Now, with another PHP 229 million allocated to finish the job, the narrative has shifted to deadlines. We are told this will be a “Christmas gift” from the President to the Ilonggos in 2026. We need to stop this rhetoric immediately. Infrastructure is not a benevolence granted by leaders; it is a service purchased by taxpayers. Framing a functional bridge as a “gift” trivializes the public crisis we’ve endured. We have paid for this infrastructure twice – once with our taxes, and again with years of traffic misery and lost productivity.
See the trail of gifting when it comes to these three flyovers. Former Senator Franklin Drilon considered it his gift and legacy as he stepped down from power. Former DPWH-Western Visayas Regional Director Sanny Boy Oropel pledged the same Christmas gift in 2024 on the finishing and reopening of the sinking Ungka flyover. That pledge was also made before Drilon during a press conference at the DPWH regional office.
Now, it’s Dizon’s turn to promise a gift for the equally problematic Aganan flyover.
While Dizon’s commitment to safety – specifically seeking a second opinion from a foreign consultant—is the right technical move to avoid a disaster, the political framing is all wrong. A finished bridge in 2026 does not erase the negligence that got us here.
The “who” matters infinitely more than the “when.”

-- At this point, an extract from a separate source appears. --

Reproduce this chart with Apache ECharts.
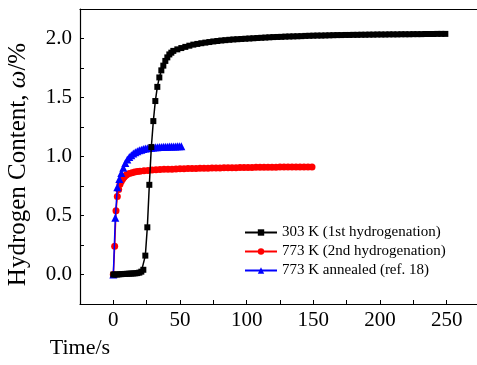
<!DOCTYPE html>
<html>
<head>
<meta charset="utf-8">
<script src="https://cdn.jsdelivr.net/npm/echarts@6/dist/echarts.min.js"></script>
<style>
  html, body { margin: 0; padding: 0; background: #fff; overflow: hidden; }
  #main { width: 477px; height: 365px; }
</style>
</head>
<body>
<div id="main"></div>
<script>
// 303 K (1st hydrogenation)
const t303 = [0, 1.5, 3, 4.5, 6, 7.5, 9, 10.5, 12, 13.5, 15, 16.5, 18, 19.5, 21,
  22.5, 24, 25.5, 27, 28.5, 30, 31.5, 33, 34.5, 36, 37.5, 39, 40.5, 42, 43.5, 45,
  48, 51, 54, 57, 60, 63, 66, 69, 72, 75, 78, 81, 84, 87, 90, 93, 96, 99, 102, 105,
  108, 111, 114, 117, 120, 123, 126, 129, 132, 135, 138, 141, 144, 147, 150, 153,
  156, 159, 162, 165, 168, 171, 174, 177, 180, 183, 186, 189, 192, 195, 198, 201,
  204, 207, 210, 213, 216, 219, 222, 225, 228, 231, 234, 237, 240, 243, 246, 249];
const w303 = [0, 0, 0, 0.002, 0.003, 0.004, 0.005, 0.006, 0.007, 0.008, 0.009, 0.01, 0.012, 0.016, 0.024,
  0.04, 0.16, 0.40, 0.76, 1.08, 1.30, 1.47, 1.59, 1.67, 1.73, 1.77, 1.81, 1.84, 1.865, 1.88, 1.895,
  1.908, 1.919, 1.929, 1.939, 1.948, 1.954, 1.960, 1.965, 1.970, 1.975, 1.979, 1.983, 1.986, 1.989,
  1.992, 1.994, 1.996, 1.998, 2.000, 2.002, 2.004, 2.006, 2.008, 2.010, 2.012, 2.013, 2.014, 2.016,
  2.017, 2.018, 2.019, 2.020, 2.022, 2.023, 2.024, 2.025, 2.025, 2.026, 2.027, 2.028, 2.029, 2.029,
  2.030, 2.030, 2.031, 2.031, 2.032, 2.032, 2.033, 2.033, 2.034, 2.034, 2.034, 2.035, 2.035, 2.035,
  2.036, 2.036, 2.036, 2.037, 2.037, 2.037, 2.038, 2.038, 2.038, 2.039, 2.039, 2.039];

// 773 K (2nd hydrogenation)
const t773 = [0, 1, 2, 3, 4, 5, 6, 7, 8, 9, 10, 12, 14, 16, 18,
  20, 23, 26, 29, 32, 35, 38, 41, 44, 47, 50, 53, 56, 59, 62, 65, 68, 71, 74, 77, 80,
  83, 86, 89, 92, 95, 98, 101, 104, 107, 110, 113, 116, 119, 122, 125, 128, 131, 134,
  137, 140, 143, 146, 149];
const w773 = [0, 0.24, 0.54, 0.66, 0.72, 0.765, 0.79, 0.81, 0.825, 0.837, 0.845, 0.856, 0.863, 0.868, 0.872,
  0.875, 0.879, 0.882, 0.885, 0.887, 0.889, 0.891, 0.892, 0.893, 0.895, 0.896, 0.897, 0.898, 0.899,
  0.899, 0.900, 0.901, 0.901, 0.902, 0.903, 0.903, 0.904, 0.904, 0.905, 0.905, 0.906, 0.906, 0.907,
  0.907, 0.908, 0.908, 0.908, 0.909, 0.909, 0.909, 0.910, 0.910, 0.910, 0.911, 0.911, 0.911, 0.912,
  0.912, 0.912];

// 773 K annealed (ref. 18)
const tAnn = [0, 1.5, 3, 4.5, 6, 7.5, 9, 10.5, 12, 13.5, 15, 16.5, 18, 19.5, 21, 22.5, 24, 25.5,
  27, 28.5, 30, 31.5, 33, 34.5, 36, 37.5, 39, 40.5, 42, 43.5, 45, 46.5, 48, 49.5, 51];
const wAnn = [0, 0.48, 0.74, 0.81, 0.86, 0.905, 0.945, 0.975, 0.995, 1.01, 1.025, 1.035, 1.045, 1.052,
  1.058, 1.063, 1.067, 1.07, 1.073, 1.075, 1.077, 1.078, 1.079, 1.08, 1.081, 1.082, 1.083, 1.083,
  1.084, 1.084, 1.085, 1.085, 1.086, 1.086, 1.086];

const names = ['303 K (1st hydrogenation)', '773 K (2nd hydrogenation)', '773 K annealed (ref. 18)'];
const xTicks = [0, 50, 100, 150, 200, 250];
const yTicks = [0, 0.5, 1.0, 1.5, 2.0];

const font = 'Liberation Serif';
const zip = (t, w) => t.map((x, i) => [x, w[i]]);

const myChart = echarts.init(document.getElementById('main'));
const option = {
  animation: false,
  // plot box runs past the right edge of the window, as in the reference
  grid: { left: 80, top: 9, width: 440, height: 295, containLabel: false, outerBoundsMode: 'none' },
  legend: {
    orient: 'vertical',
    left: 239,
    top: 220,
    itemWidth: 32,
    itemHeight: 8,
    itemGap: 4,
    textStyle: { fontFamily: font, fontSize: 15, color: '#000' },
    data: names
  },
  xAxis: [
    {
      type: 'value', min: -25, max: 305, interval: 25, position: 'bottom',
      axisLine: { onZero: false, lineStyle: { color: '#000', width: 1.2 } },
      axisTick: { inside: true, length: 4, lineStyle: { color: '#000' } },
      axisLabel: { customValues: xTicks, fontFamily: font, fontSize: 21, color: '#000', margin: 6 },
      splitLine: { show: false },
      name: 'Time/s', nameLocation: 'start', nameGap: 0,
      nameTextStyle: {
        fontFamily: font, fontSize: 22, color: '#000',
        align: 'center', verticalAlign: 'top', padding: [33, 0, 0, 0]
      }
    },
    {
      // top frame line
      type: 'value', min: -25, max: 305, position: 'top',
      axisLine: { onZero: false, lineStyle: { color: '#000', width: 1.2 } },
      axisTick: { show: false },
      axisLabel: { show: false },
      splitLine: { show: false }
    }
  ],
  yAxis: {
    type: 'value', min: -0.25, max: 2.25, interval: 0.25, position: 'left',
    axisLine: { show: true, onZero: false, lineStyle: { color: '#000', width: 1.2 } },
    axisTick: { show: true, inside: true, length: 4, lineStyle: { color: '#000' } },
    axisLabel: {
      customValues: yTicks, fontFamily: font, fontSize: 21, color: '#000', margin: 8,
      formatter: (v) => v.toFixed(1)
    },
    splitLine: { show: false },
    name: 'Hydrogen Content, {i|ω}/%', nameLocation: 'middle', nameGap: 49,
    nameTextStyle: {
      fontFamily: font, fontSize: 25, color: '#000', padding: [0, 16, 0, 0],
      rich: { i: { fontFamily: font, fontSize: 25, fontStyle: 'italic', color: '#000' } }
    }
  },
  series: [
    {
      name: names[0], type: 'line', z: 4,
      data: zip(t303, w303),
      symbol: 'rect', symbolSize: 6,
      itemStyle: { color: '#000' },
      lineStyle: { color: '#000', width: 1.5 }
    },
    {
      name: names[1], type: 'line', z: 2,
      data: zip(t773, w773),
      symbol: 'circle', symbolSize: 7,
      itemStyle: { color: '#ff0000' },
      lineStyle: { color: '#ff0000', width: 1.5 }
    },
    {
      name: names[2], type: 'line', z: 3,
      data: zip(tAnn, wAnn),
      symbol: 'triangle', symbolSize: 8,
      itemStyle: { color: '#0000ff' },
      lineStyle: { color: '#0000ff', width: 1.5 }
    }
  ]
};
myChart.setOption(option);
</script>
</body>
</html>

Consider the facts: The Aganan project stalled because the original designer, United Technology Consolidated Partnership (UTCP), allegedly underestimated the stable soil depth at 20-24 meters, when DPWH tests required 54 meters. That is not a margin of error; that is a chasm of incompetence. If UTCP and the contractor, IBC International Builders Corporation, are responsible for these flaws, why are we only talking about construction timelines? We need to see blacklist orders. If a firm cannot tell the difference between 20 meters and 54 meters of soil depth, they have no business bidding on government contracts ever again.
The situation is even grimmer at the nearby Buhang Flyover. Just two years after opening, the PHP 315 million structure is shedding debris and cracking. Secretary Dizon ordered the contractor, F. Gurrea Construction, to fix it at “no cost” to the government.
Let’s be clear: “No cost” repairs are not a penalty; they are the bare minimum of a warranty. If the only consequence for substandard work is being told to fix it after chunks of concrete fall on the road, contractors are incentivized to cut corners, hoping the cracks don’t show until after the bond expires. The DPWH 6 system is dangerously reactive, catching flaws only when they become visible hazards rather than during the engineering phase.
Secretary Dizon is right to prioritize safety over speed this time. We cannot afford another rushed “holiday deadline” like the Buhang flyover, which is now crumbling. But the best gift the government can give Ilonggos isn’t a ribbon-cutting ceremony in December 2026. It is accountability.
Finish the project, yes. Pay the landowners the right-of-way compensation they have been denied for too long. But more importantly, prosecute the incompetence.
A “Christmas gift” implies charity. We don’t want charity; we want the competence we paid for.